Way of the Samurai 3
Aquire ci prova ancora.
Il franchise di Way of the Samurai, rilasciato per la prima volta su PlayStation 2 nell’ormai lontano 2002, si è sempre distinto grazie a un concept di base molto particolare, volto a dare ai giocatori la massima libertà decisionale per tutto il corso dell’avventura. Come ampiamente dimostrato dai primi due capitoli della serie, le buone idee non bastano però per fare un capolavoro, e alla luce di questo è dunque lecito chiedersi: Aquire avrà imparato la lezione arricchendo il suo affascinante concept con una struttura “di contorno” all’altezza delle aspettative?
Way of the Samurai 3, primo titolo next-gen della compagnia nipponica, propone un concept pressoché identico ai suoi predecessori, e ciò vuol dire che come da tradizione avremo la possibilità di modellare la realtà di gioco, e dunque la nostra esperienza ludica, nella maniera ritenuta più opportuna. Bene o male? Rettitudine o immoralità? La scelta sarà soltanto nostra.
L’avventura, ambientata nel Giappone feudale, più precisamente durante il periodo Sengoku, ci vede impersonare un samurai senza nome (personalizzabile attraverso pochi, semplici parametri estetici) con cui potremo confrontarci con tre diversi clan, tutti intenzionati a salire al potere.
In questa pericolosa realtà, come detto in precedenza, non vi saranno limitazioni di sorta ma, al contrario, potremo sempre comportarci nella maniera che riterremo più opportuna.

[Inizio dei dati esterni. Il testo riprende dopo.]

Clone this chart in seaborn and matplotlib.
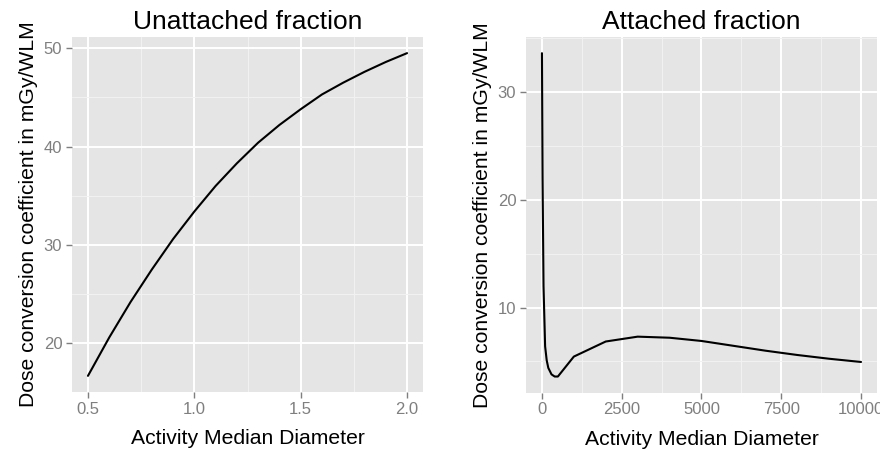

Potremo allora schierarci con un particolare clan nel tentativo di sconfiggere gli altri, curando esclusivamente i nostri interessi o addirittura facendo il doppio gioco per appagare la nostra sete di sangue.
A fronte degli oltre 15 finali a disposizione, le possibilità d’azione sono davvero notevoli, garantendo a chiunque voglia scoprire ogni più piccola sfaccettatura del prodotto un’esperienza duratura e stimolante, ciononostante alcuni potrebbero non trovare sufficienti stimoli per completare l’avventura più di una o due volte.
La libertà non riguarda però la sola storyline principale, bensì l’intera realtà proposta, NPC compresi. In base al nostro comportamento potremo infatti modificare il modo in cui i personaggi presenti si relazioneranno con noi, andando anche a modificare l’eventuale possibilità di ottenere particolari incarichi (in poche parole, le quest secondarie).
Il nostro comportamento “attivo” non è però l’unico modo per relazionarsi con gli altri; il semplice fatto di vagare con la spada sguainata verrà infatti letto dai personaggi come un segno di aggressività, e potrebbe dunque suscitare in loro paura, portandoli a fuggire spaventati, o rabbia, inducendoli ad attaccarvi con violenza.
Oltre alle missioni legate al filone narrativo principale, ovvero quello relativo alla diatriba fra i clan, il titolo propone anche un gran numero di quest secondarie che, pur non brillando per varietà, permettono di estendere notevolmente la longevità dell’esperienza.
La maggior parte di queste quest sono purtroppo banali e prive di grande utilità ai fini dell’esperienza (come ad esempio la missione in cui è necessario recuperare le mutande di un’anziana donna situata nei pressi del fiume), ma nonostante questo il problema deriva dall’impossibilità di attivare più di una missione secondaria alla volta.